As a pro-democracy opposition lawmaker, Kim gained a reputation as a champion of human rights who fought against South Korea’s military dictatorships.
Following Kim’s election to the National Legislature in 1961, Maj. Gen. Park Chung-hee staged a coup and began an 18-year rule, according to the Associated Press.
In 1973, agents from Park’s spy outfit, known as the K.C.I.A., kidnapped Kim from a hotel room in Tokyo, where he was leading an exile movement for democracy in South Korea.
He later said his kidnappers attached a weight to him aboard a boat and were about to throw him into the sea when the U.S. government intervened, the Times reported. Five days later, he was dumped at the gate of his Seoul home and placed under house arrest.
After a disgruntled spy chief assassinated Park in 1979, another general, Chun Doo-hwan, seized power, arresting Kim and other leading dissidents. When people in Kwangju, the central city of Cholla, rose up, the junta sent in tanks and paratroopers. More than 200 protesters were killed, and Kim was sentenced to death on sedition charges, the Times reported.
This time the Reagan administration intervened, and Chun let Kim come to the United States in 1982. Three years later, Kim returned home but was placed under house arrest.

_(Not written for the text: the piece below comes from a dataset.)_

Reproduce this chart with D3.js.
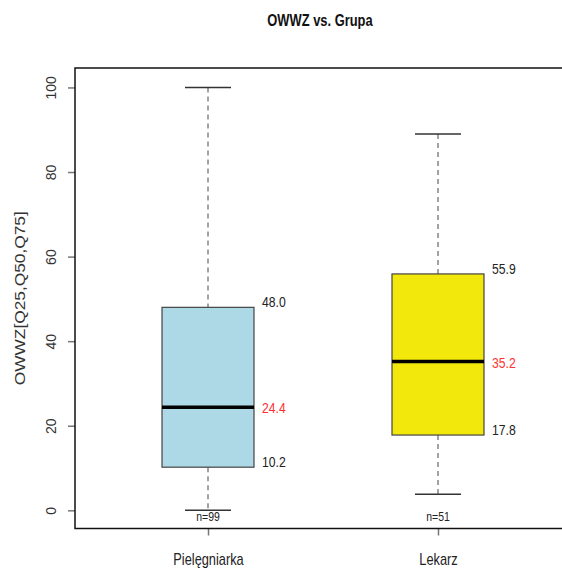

In 1998, Kim was elected president on his fourth run and served until 2003. Under his “sunshine policy” aimed at improving relations with North Korea, the two countries connected roads and railways across their borders and built an industrial park.
His efforts culminated in a historic 2000 meeting with North Korean leader Kim Jong Il in Pyongyang — the first summit between the two countries. That year, Kim Dae Jung received the Nobel Peace Prize for his pro-democracy work as well as reconciliation efforts with the North.

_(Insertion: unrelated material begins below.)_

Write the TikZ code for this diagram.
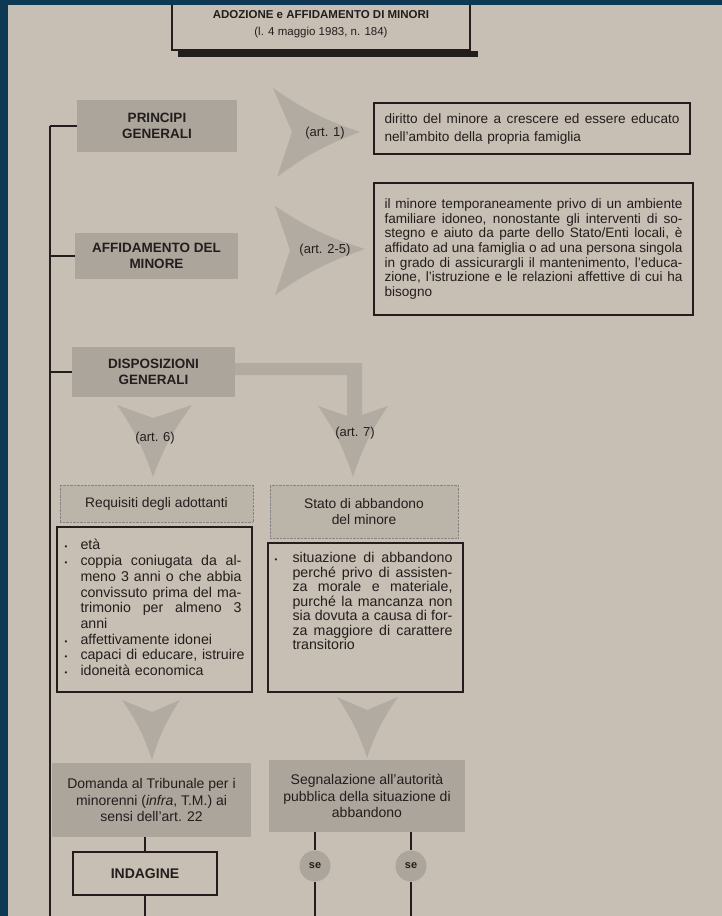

“Through his political dedication and persecution, he has come to symbolize South Korea’s democratization,” Kang Won-taek, a political scientist at Soongsil University in Seoul, told the Times. “He also broke longstanding taboos in South Korea — he led the liberals to the fore of South Korean politics after decades of conservative rule, and he changed North Korea’s status among South Koreans from an enemy to be vilified to someone that can coexist with the South and can be engaged.”
Even toward the end of his life, Kim remained engaged in politics. Selig Harrison, director of the Asia program at the Center for International Policy, said on the Aug. 4 NewsHour that Kim met with former President Clinton in Seoul in May and encouraged him to go to North Korea, where he ended up securing the release of two U.S. journalists.

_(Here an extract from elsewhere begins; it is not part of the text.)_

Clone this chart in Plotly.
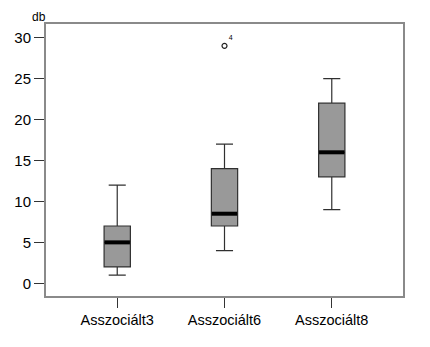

News of Kim’s death brought an outpouring of condolences, including from those who disagreed with his handling of North Korea.
“We lost a great political leader today. His accomplishments and aspirations to achieve democratization and inter-Korean reconciliation will long be remembered by the people,” conservative President Lee Myung-bak said in a statement, Reuters reported.
Kim is survived by his wife, Lee Hee-ho, and three sons.